*What needs to be done*
Every record below should be written out exactly; pictures stay out.

Records with drawing code
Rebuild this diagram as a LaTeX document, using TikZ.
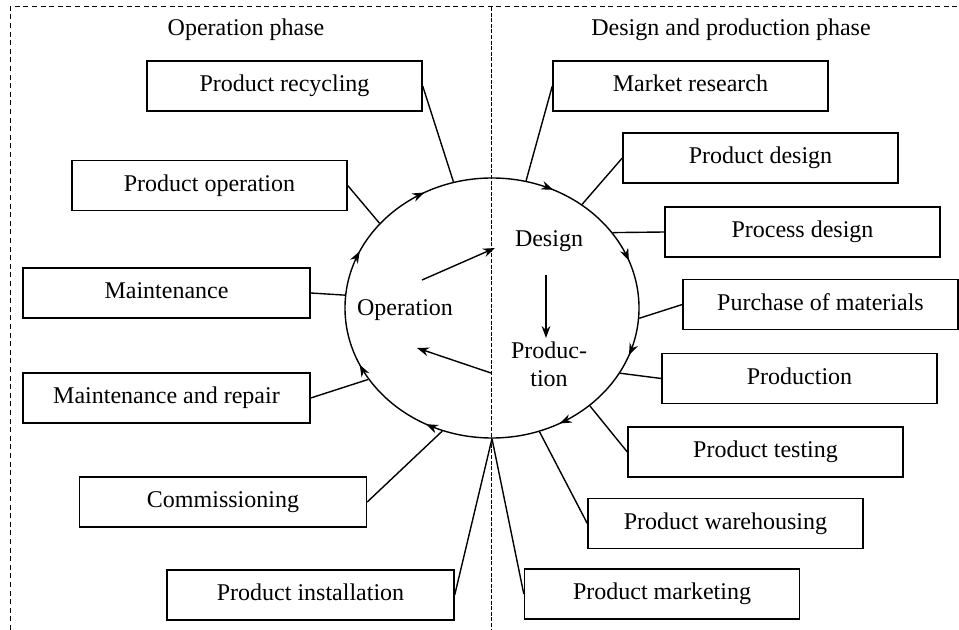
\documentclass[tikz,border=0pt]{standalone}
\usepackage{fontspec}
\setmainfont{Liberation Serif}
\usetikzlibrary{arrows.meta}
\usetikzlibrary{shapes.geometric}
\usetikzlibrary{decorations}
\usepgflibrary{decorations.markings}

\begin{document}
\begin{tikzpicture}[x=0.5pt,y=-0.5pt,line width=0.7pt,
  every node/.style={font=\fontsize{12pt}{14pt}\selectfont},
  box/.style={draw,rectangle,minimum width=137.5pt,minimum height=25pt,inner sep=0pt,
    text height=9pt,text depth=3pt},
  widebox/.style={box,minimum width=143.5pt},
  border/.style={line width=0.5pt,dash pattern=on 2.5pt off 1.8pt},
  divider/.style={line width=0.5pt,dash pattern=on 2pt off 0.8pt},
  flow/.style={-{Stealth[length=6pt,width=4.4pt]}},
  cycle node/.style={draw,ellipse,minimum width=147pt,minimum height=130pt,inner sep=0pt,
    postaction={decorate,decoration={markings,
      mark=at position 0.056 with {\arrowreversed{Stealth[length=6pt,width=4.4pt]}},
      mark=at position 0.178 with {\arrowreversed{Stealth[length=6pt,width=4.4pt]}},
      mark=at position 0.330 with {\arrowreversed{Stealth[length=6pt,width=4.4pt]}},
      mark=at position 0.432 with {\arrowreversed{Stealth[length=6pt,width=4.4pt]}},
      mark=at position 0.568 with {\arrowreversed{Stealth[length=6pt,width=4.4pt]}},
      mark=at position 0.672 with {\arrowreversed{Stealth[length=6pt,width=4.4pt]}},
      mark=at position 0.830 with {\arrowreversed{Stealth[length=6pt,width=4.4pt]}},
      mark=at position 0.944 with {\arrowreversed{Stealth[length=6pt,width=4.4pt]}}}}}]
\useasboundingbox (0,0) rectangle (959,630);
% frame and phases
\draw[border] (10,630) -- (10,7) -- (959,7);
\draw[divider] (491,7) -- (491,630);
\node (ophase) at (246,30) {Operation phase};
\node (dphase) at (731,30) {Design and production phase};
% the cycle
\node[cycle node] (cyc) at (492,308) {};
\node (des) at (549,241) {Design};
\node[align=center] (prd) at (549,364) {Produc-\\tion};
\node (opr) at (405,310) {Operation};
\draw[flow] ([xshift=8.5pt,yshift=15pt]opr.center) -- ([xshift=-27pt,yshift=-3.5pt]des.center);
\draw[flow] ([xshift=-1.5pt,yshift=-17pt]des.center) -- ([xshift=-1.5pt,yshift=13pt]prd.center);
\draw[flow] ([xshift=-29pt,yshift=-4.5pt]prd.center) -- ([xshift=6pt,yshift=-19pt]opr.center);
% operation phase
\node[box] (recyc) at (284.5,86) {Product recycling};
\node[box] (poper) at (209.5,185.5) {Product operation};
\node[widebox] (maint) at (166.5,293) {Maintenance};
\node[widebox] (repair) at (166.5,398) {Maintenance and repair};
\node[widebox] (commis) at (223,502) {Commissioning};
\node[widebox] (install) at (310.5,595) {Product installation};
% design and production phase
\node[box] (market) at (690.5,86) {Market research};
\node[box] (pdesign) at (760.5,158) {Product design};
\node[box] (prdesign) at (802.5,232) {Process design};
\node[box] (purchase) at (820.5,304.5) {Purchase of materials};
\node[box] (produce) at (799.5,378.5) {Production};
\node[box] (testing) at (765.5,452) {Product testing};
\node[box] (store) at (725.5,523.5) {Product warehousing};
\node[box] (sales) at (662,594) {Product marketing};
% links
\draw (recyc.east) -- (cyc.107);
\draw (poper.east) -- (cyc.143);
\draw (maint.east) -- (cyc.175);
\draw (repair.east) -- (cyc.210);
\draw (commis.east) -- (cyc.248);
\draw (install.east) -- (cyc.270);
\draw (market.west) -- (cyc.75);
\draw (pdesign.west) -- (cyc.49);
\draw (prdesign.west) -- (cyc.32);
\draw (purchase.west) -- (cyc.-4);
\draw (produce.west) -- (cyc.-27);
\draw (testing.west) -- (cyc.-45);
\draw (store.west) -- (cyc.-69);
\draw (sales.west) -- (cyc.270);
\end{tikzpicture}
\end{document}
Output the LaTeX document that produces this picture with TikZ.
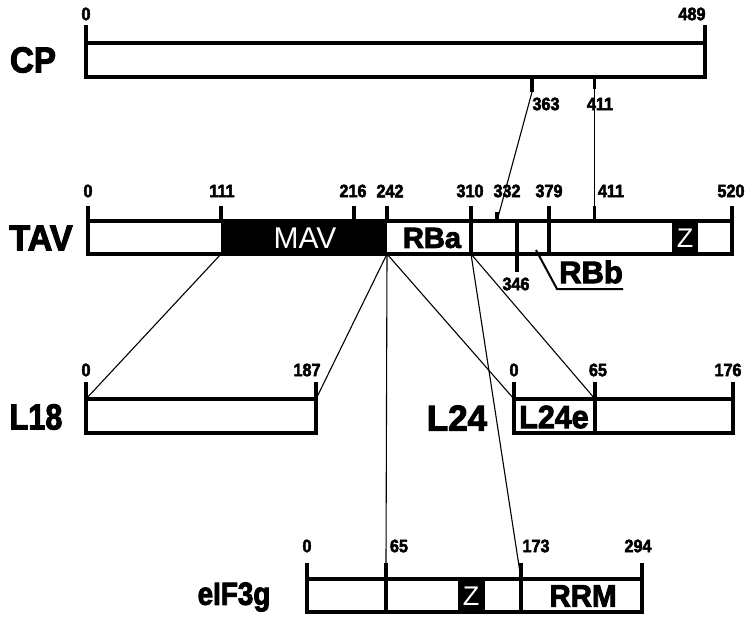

*Result of this task*
Rebuild this diagram as a LaTeX document, using TikZ.
\documentclass[tikz,border=0pt]{standalone}
\usepackage{fontspec}
\setmainfont{Liberation Serif}
\usetikzlibrary{arrows.meta}
\usetikzlibrary{shapes.geometric}
\usetikzlibrary{decorations}
\usepgflibrary{decorations.markings}

\begin{document}
\begin{tikzpicture}[x=0.5pt,y=-0.5pt,line width=0.7pt,
  every node/.style={font=\fontsize{12pt}{14pt}\selectfont},
  box/.style={draw,rectangle,minimum width=137.5pt,minimum height=25pt,inner sep=0pt,
    text height=9pt,text depth=3pt},
  widebox/.style={box,minimum width=143.5pt},
  border/.style={line width=0.5pt,dash pattern=on 2.5pt off 1.8pt},
  divider/.style={line width=0.5pt,dash pattern=on 2pt off 0.8pt},
  flow/.style={-{Stealth[length=6pt,width=4.4pt]}},
  cycle node/.style={draw,ellipse,minimum width=147pt,minimum height=130pt,inner sep=0pt,
    postaction={decorate,decoration={markings,
      mark=at position 0.056 with {\arrowreversed{Stealth[length=6pt,width=4.4pt]}},
      mark=at position 0.178 with {\arrowreversed{Stealth[length=6pt,width=4.4pt]}},
      mark=at position 0.330 with {\arrowreversed{Stealth[length=6pt,width=4.4pt]}},
      mark=at position 0.432 with {\arrowreversed{Stealth[length=6pt,width=4.4pt]}},
      mark=at position 0.568 with {\arrowreversed{Stealth[length=6pt,width=4.4pt]}},
      mark=at position 0.672 with {\arrowreversed{Stealth[length=6pt,width=4.4pt]}},
      mark=at position 0.830 with {\arrowreversed{Stealth[length=6pt,width=4.4pt]}},
      mark=at position 0.944 with {\arrowreversed{Stealth[length=6pt,width=4.4pt]}}}}}]
\useasboundingbox (0,0) rectangle (959,630);
% frame and phases
\draw[border] (10,630) -- (10,7) -- (959,7);
\draw[divider] (491,7) -- (491,630);
\node (ophase) at (246,30) {Operation phase};
\node (dphase) at (731,30) {Design and production phase};
% the cycle
\node[cycle node] (cyc) at (492,308) {};
\node (des) at (549,241) {Design};
\node[align=center] (prd) at (549,364) {Produc-\\tion};
\node (opr) at (405,310) {Operation};
\draw[flow] ([xshift=8.5pt,yshift=15pt]opr.center) -- ([xshift=-27pt,yshift=-3.5pt]des.center);
\draw[flow] ([xshift=-1.5pt,yshift=-17pt]des.center) -- ([xshift=-1.5pt,yshift=13pt]prd.center);
\draw[flow] ([xshift=-29pt,yshift=-4.5pt]prd.center) -- ([xshift=6pt,yshift=-19pt]opr.center);
% operation phase
\node[box] (recyc) at (284.5,86) {Product recycling};
\node[box] (poper) at (209.5,185.5) {Product operation};
\node[widebox] (maint) at (166.5,293) {Maintenance};
\node[widebox] (repair) at (166.5,398) {Maintenance and repair};
\node[widebox] (commis) at (223,502) {Commissioning};
\node[widebox] (install) at (310.5,595) {Product installation};
% design and production phase
\node[box] (market) at (690.5,86) {Market research};
\node[box] (pdesign) at (760.5,158) {Product design};
\node[box] (prdesign) at (802.5,232) {Process design};
\node[box] (purchase) at (820.5,304.5) {Purchase of materials};
\node[box] (produce) at (799.5,378.5) {Production};
\node[box] (testing) at (765.5,452) {Product testing};
\node[box] (store) at (725.5,523.5) {Product warehousing};
\node[box] (sales) at (662,594) {Product marketing};
% links
\draw (recyc.east) -- (cyc.107);
\draw (poper.east) -- (cyc.143);
\draw (maint.east) -- (cyc.175);
\draw (repair.east) -- (cyc.210);
\draw (commis.east) -- (cyc.248);
\draw (install.east) -- (cyc.270);
\draw (market.west) -- (cyc.75);
\draw (pdesign.west) -- (cyc.49);
\draw (prdesign.west) -- (cyc.32);
\draw (purchase.west) -- (cyc.-4);
\draw (produce.west) -- (cyc.-27);
\draw (testing.west) -- (cyc.-45);
\draw (store.west) -- (cyc.-69);
\draw (sales.west) -- (cyc.270);
\end{tikzpicture}
\end{document}
Output the LaTeX document that produces this picture with TikZ.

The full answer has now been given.